Buller’s Birds of New Zealand: A History of the Birds of New Zealand
The Shore Birds of North America
The two fine volumes whose titles are given above, though poles apart in conception as are the countries with which each is concerned, are not inappropriately reviewed here side by side; for while the bird fauna of New Zealand and North America could not be more dissimilar, they have one close link—the migratory shore birds, which, thanks to the more enlightened days in which we pretend we are living, can be sure of a welcome at each end of their immense journey, in place of a shower of shot. It is in fact from Northwest America that New Zealand receives some of its most interesting winter visitors—the farthest flying migrants from their Nearctic breeding grounds to the New Zealand shores.

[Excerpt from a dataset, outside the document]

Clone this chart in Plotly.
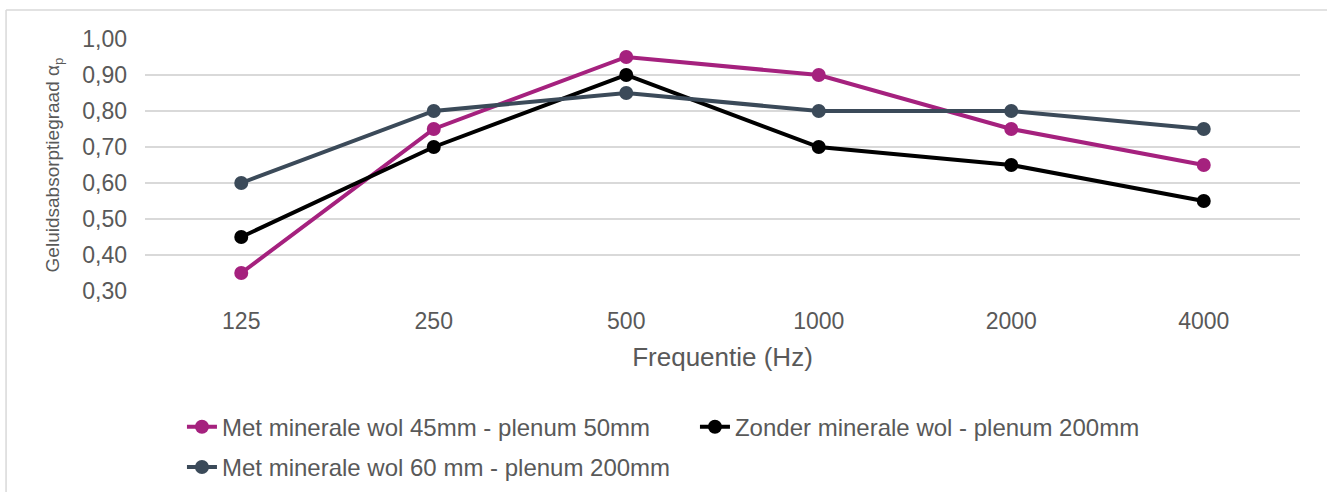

Since the second edition of Buller’s Birds appeared in 1888, enormous strides have been made in our knowledge of migratory birds, and it is now realized that, in addition to the godwit and knot, both of which were known to Sir Walter Buller in his day, a number of other American shore birds regularly undertake this stupendous journey to and fro, while some, especially first-year birds, summer in New Zealand before returning “home.” When Sir Walter Buller was in New Zealand the bar-tailed godwit was locally known as the “curlew,” and the numbers of these unfortunate birds which were slain—in and out of shooting season—must have been incredible, until they left these inhospitable shores for yet another. It is now a protected species in New Zealand. Godwits and knots are often close companions in winter quarters, and, in a little book recently reviewed in these pages, it is stated that “mixed flocks in favored localities often contain many thousands of these ‘fellow travellers.’ ” From North America there also come to New Zealand in small numbers: sharp-tailed sandpipers, rufous-necked sandpipers, curlew sandpipers, long-billed curlews, and whimbrels; and few years are said to pass without reports of American pectoral sandpipers and Hudsonian godwits having reached New Zealand shores. There are several other “globe-spanners”—the sanderling is the best-known—which regularly make the journey: for example, the ruddy turnstone, so called in America to distinguish it from the Alaskan black turnstone which does not follow in the footsteps of its ruddy relation but stops short at the Straits of Magellan.
All these visitors to New Zealand, as well as several unmentioned, will be found discussed in Shore Birds of North America, where some are depicted in the color illustrations; but when Buller wrote his History of the Birds of New Zealand very few had been recognized. In the revised edition with new material added to much of the original text, the editor, E. G. Turbott, refers to some of these Birds of Passage (pp. 139-140).
THE NAME of Walter Lawry Buller is a household word to all students of bird life in the rich Australian region to this day, but there will be many readers of The New York Review who, although they may be interested in birds …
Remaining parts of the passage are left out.